Trop tard. Manquer les occasions, Petit Personnage ne pouvait se le permettre. C’est pourquoi il se levait tous les jours à six heures et quart avec le chant d’un coq pré-enregistré sur son téléphone en guise de réveil — méthode imparable, en l’entendant, on n’a qu’une envie ; qu’il cesse, qu’il cesse, tais-toi, vociféra Petit Personnage au petit matin du douze novembre. Petit Personnage, à six heures et quart, était toujours mal-luné, et plus particulièrement ce jour-là, car il avait un exposé à présenter seul devant sa classe, seul contre tous avec comme unique arme une feuille couverte de mots et de nombres. Petit Personnage quitta son lit précipitamment, éteignit ce fichu réveil, dégusta en cinq minutes son petit-déjeuner, se rendit au cabinet en vitesse, puis, à la salle de bain, se brossa les dents, aspergea son visage d’eau, vérifia l’état de sa crinière hirsute — rien à faire avec —, s’habilla avec la tenue qu’il avait apprêtée la veille comme de coutume pour réduire le temps perdu à se détruire les méninges pour, s’étira ; il était désormais sept heures. Petit Personnage repartit s’allonger sur son matelas.

Il fixa alors le plafond de sa chambre, réitérant les mots qu’il dégurgiterait tout à l’heure devant ses prochains bourreaux. Il cligna des yeux — il avait mal dormi à cause de l’angoisse —. Le temps s’écoula. Les minutes défilèrent avec une lenteur presque léthargique.
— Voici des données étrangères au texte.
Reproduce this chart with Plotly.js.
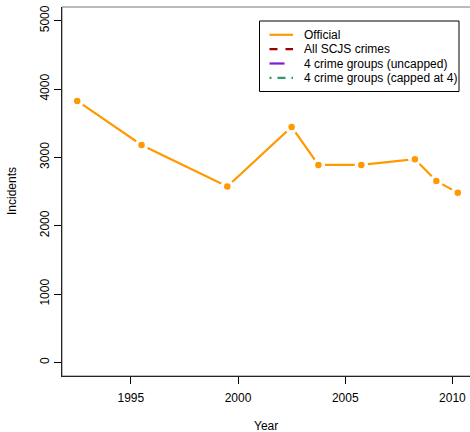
<!DOCTYPE html>
<html>
<head>
<meta charset="utf-8">
<script src="https://cdn.plot.ly/plotly-3.0.1.min.js"></script>
<style>
  html, body { margin: 0; padding: 0; background: #fff; overflow: hidden; }
  #chart { width: 474px; height: 432px; }
</style>
</head>
<body>
<div id="chart"></div>
<script>
// Survey years (mid-point of each financial year)
const years = [1992.5, 1995.5, 1999.5, 2002.5, 2003.75, 2005.75, 2008.25, 2009.25, 2010.25];

// Incident counts per series; only the official series has values
const official = [3825, 3181, 2573, 3444, 2889, 2889, 2972, 2655, 2480];
const allScjs = [null, null, null, null, null, null, null, null, null];
const groupsUncapped = [null, null, null, null, null, null, null, null, null];
const groupsCapped = [null, null, null, null, null, null, null, null, null];

const seriesNames = ['Official', 'All SCJS crimes', '4 crime groups (uncapped)', '4 crime groups (capped at 4)'];
const seriesValues = [official, allScjs, groupsUncapped, groupsCapped];

const xTicks = [1995, 2000, 2005, 2010];
const yTicks = [0, 1000, 2000, 3000, 4000, 5000];

// Styling
const colors = ['#FF9900', '#9E0000', '#7A1ED6', '#2E9A66'];
const dashes = ['solid', '8px,8px', '15px,20px', '2px,6px,8px,6px'];
const FONT = 'Liberation Sans, Arial, Helvetica, sans-serif';

// Page geometry (pixels) used to place the legend box and axis titles
const W = 474, H = 432, ML = 62, MR = 1, MT = 7, MB = 56;
const PW = W - ML - MR, PH = H - MT - MB;
const px = x => (x - ML) / PW;
const py = y => 1 - (y - MT) / PH;

const traces = [];
seriesValues.forEach((vals, i) => {
  // connecting line
  traces.push({
    x: years, y: vals, type: 'scatter', mode: 'lines',
    name: seriesNames[i], showlegend: false, hoverinfo: 'skip',
    line: { color: colors[i], width: 2.2, dash: dashes[i] },
    connectgaps: false
  });
  // points with a white halo so the line breaks around each point
  traces.push({
    x: years, y: vals, type: 'scatter', mode: 'markers',
    name: seriesNames[i], showlegend: false, hoverinfo: 'skip',
    marker: { color: colors[i], size: 10, line: { color: '#ffffff', width: 3.5 } }
  });
});

// Legend drawn as a framed box with line samples
const shapes = [
  { type: 'rect', xref: 'paper', yref: 'paper', x0: 0, x1: 1, y0: 0, y1: 1,
    line: { color: '#777', width: 1 }, layer: 'below' },
  { type: 'rect', xref: 'paper', yref: 'paper',
    x0: px(259.5), x1: px(459), y0: py(91.5), y1: py(21),
    line: { color: '#000', width: 1 }, fillcolor: '#fff' }
];
const annotations = [];
const rowY = [34.8, 49.2, 63.5, 77.8];
seriesNames.forEach((name, i) => {
  shapes.push({ type: 'line', xref: 'paper', yref: 'paper',
    x0: px(269.5), x1: px(293), y0: py(rowY[i]), y1: py(rowY[i]),
    line: { color: colors[i], width: 2.2, dash: dashes[i] } });
  annotations.push({ xref: 'paper', yref: 'paper', x: px(301.5), y: py(rowY[i]),
    xanchor: 'left', yanchor: 'middle', showarrow: false, text: name,
    font: { family: FONT, size: 12, color: '#000' } });
});

// Axis titles
annotations.push({ xref: 'paper', yref: 'paper', x: px(ML + PW / 2 - 1.5), y: py(426),
  xanchor: 'center', yanchor: 'middle', showarrow: false, text: 'Year',
  font: { family: FONT, size: 12, color: '#000' } });
annotations.push({ xref: 'paper', yref: 'paper', x: px(12), y: py(191),
  xanchor: 'center', yanchor: 'middle', showarrow: false, text: 'Incidents', textangle: -90,
  font: { family: FONT, size: 12, color: '#000' } });

const layout = {
  width: W, height: H,
  margin: { l: ML, r: MR, t: MT, b: MB, pad: 0 },
  paper_bgcolor: '#fff', plot_bgcolor: '#fff',
  font: { family: FONT, size: 12, color: '#000' },
  showlegend: false,
  xaxis: {
    range: [1991.79, 2010.96], tickvals: xTicks, ticktext: xTicks.map(String),
    ticks: 'outside', ticklen: 7, tickwidth: 1, tickcolor: '#000', ticklabelstandoff: 4,
    showgrid: false, zeroline: false, showline: true, linecolor: '#222', linewidth: 1,
    tickfont: { family: FONT, size: 12, color: '#000' }
  },
  yaxis: {
    range: [-200, 5200], tickvals: yTicks, ticktext: yTicks.map(String),
    ticks: 'outside', ticklen: 7, tickwidth: 1, tickcolor: '#000', tickangle: -90,
    ticklabelstandoff: 1.5,
    showgrid: false, zeroline: false, showline: true, linecolor: '#222', linewidth: 1,
    tickfont: { family: FONT, size: 12, color: '#000' }
  },
  shapes: shapes,
  annotations: annotations
};

Plotly.newPlot('chart', traces, layout, { staticPlot: true, displayModeBar: false });
</script>
</body>
</html>
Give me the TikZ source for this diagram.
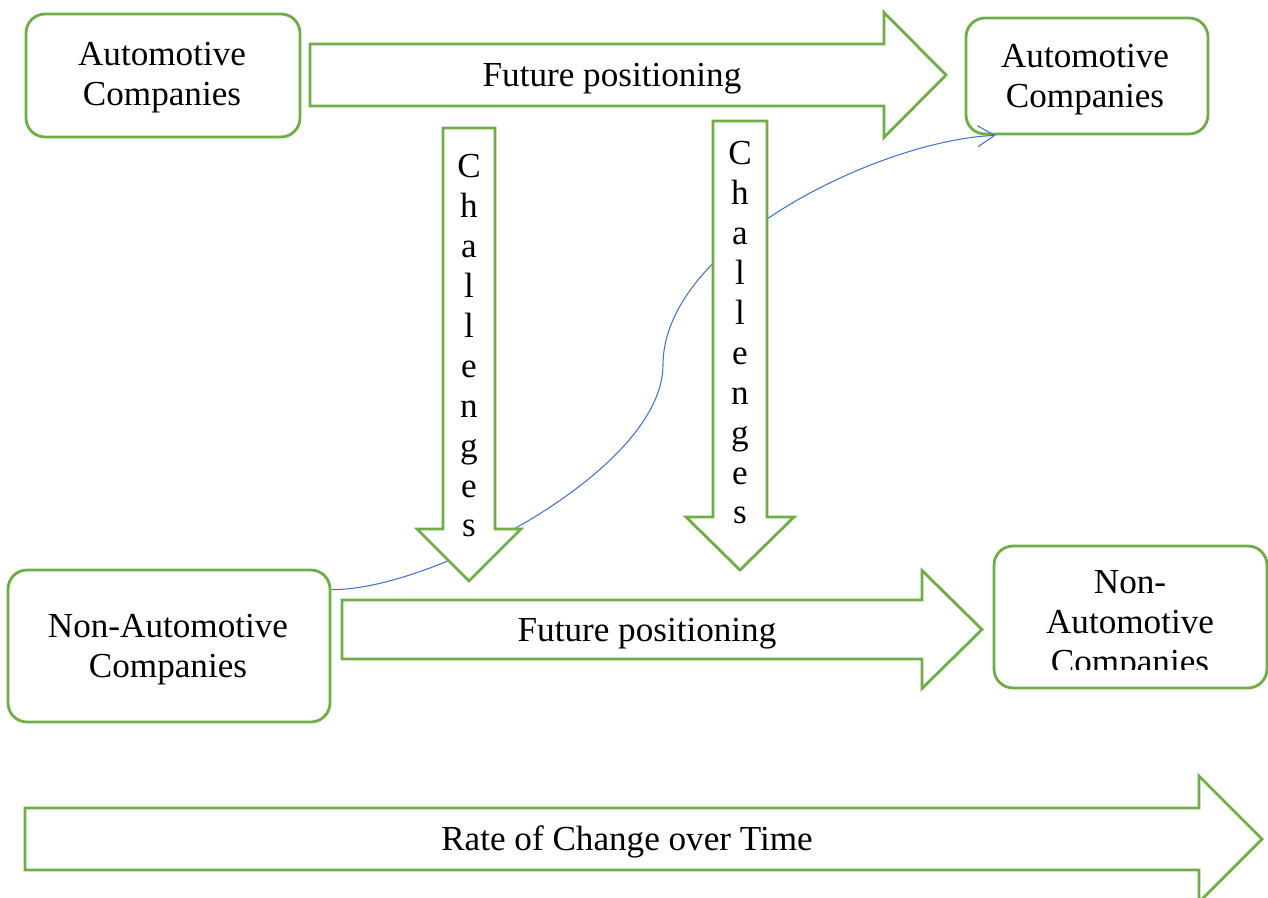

Petit Personnage restait là, à contempler le mur, captif de sa blancheur. Il regardait et tâchait d’écarter d’un revers d’esprit les potentielles catastrophes qui pourraient survenir lors de son passage. Mais cet oral était un mur, un mur gigantesque en béton armé ; notre protagoniste ne pouvait s’en rescaper. A chaque fois qu’il désarçonnait ses conjectures, le mur réapparaissait. Petit Personnage attendait dans l’angoisse. Petit Personnage avait peur. Il avait peur que son heure ne vienne. Et qu’elle ne vienne pas, à la fois. Il voulait que ce moment soit déjà révolu, mais il était là, étalé sur son lit à observer le plafond. Comme s’il pouvait le secourir d’une fatalité déjà trop bien engrenée.

À huit heures, Petit Personnage émergea définitivement des draps chauds et du matelas douillet de son lit. Il était l’heure de mener son combat.